Yes, you are correct @Nigel Parsec was very much like hashgraph. It ordered opaque events (unlike hashgraph which orders transactions and can see them). Parsec had a go at permissionless, i.e. churn handling and it was thought “oh that’s easy” no need to prove that part of the algorithm, in fact, it was a small appendix to the paper, however, this was seriously wrong IMO.
The issue with total order consensus and the “one size fits all” approach to consensus, is the Safe network has a lot of moving parts and different data types in a permissionless network. So Parsec etc. had no care of churn handling and required all network events were serialised and ordered one by one, hashgraph would too and I suspect that is why they stick with permission.
In terms of consensus, there is much confusion. I prefer to call it agreement as we are trying to get some nodes to agree and if we trust those nodes when they are in agreement then we are good. I also prefer to call quorum a majority. So we have a group size and a majority agree and that is fine. A quorum just means the min number of required voters and that is wrong, it’s no use to us. WE care about whatever majority agreements were, not only how many voters there were.
So further down we go, a single consensus algorithm in a data-driven network will not work. Also in a permissionless network controlling/ordering churn will not work.

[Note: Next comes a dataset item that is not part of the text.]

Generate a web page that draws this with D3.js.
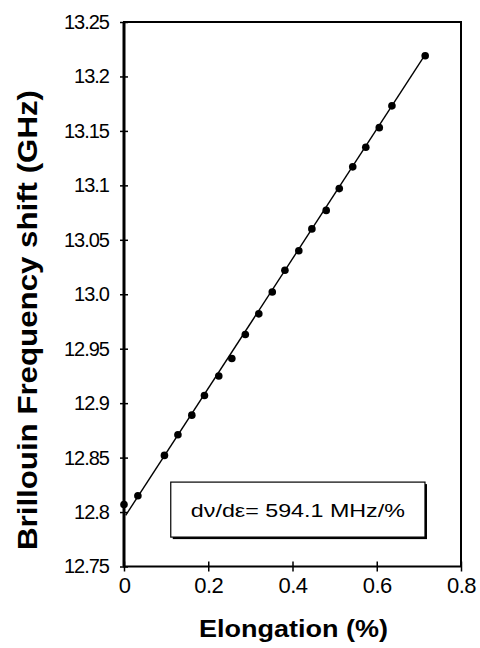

With that we have a few agreement algorithms in play.
- AT2 for money transfers
- BRB (AT2 derivative) for a single node or client-initiated events (i.e. update data/store data)
- We use a mechanism of anti-entropy with a supermajority to handle churn.
“3.” Means we look for agreement a churn happened, we can have many at once. When there is more than 1 we have nodes still sign the “conflicting” agreement and then resolve the conflict in real time. If it’s 2 nodes leaving at once we can apply both safely. If it’s a node join and node leave we can potentially handle that. If it’s a node join/node leave/ same node join we can resolve that by refusing that operation and so on. This will be formalised soon, we have a few write-ups, but have focussed on stress testing this one and it works really well for us.
Then we have “lost majority” recovery. This is being implemented now, but not required for our testnet. That effectively means the network can lose consensus/majority and recover from it.
Much of this is based on a concept we called data chains and has been advanced to a SectionChain and NetworkAuthority (so we keep the agreement signatures on the data and can look them up in history to prove the action was network agreed). That notion was first introduced in 2015 but the team at that time could not deal with handling concurrent events and real world changes and instead focused on a mechanism to control the world and that was parsec.
Our current toolbag does control small elements mostly money (that weird human concept of data handling). So where we need total order we do apply it via AT2/BRB but limit this concretely as trying to total order events outside our control is, well in my opinion, not clever
Hope this helps.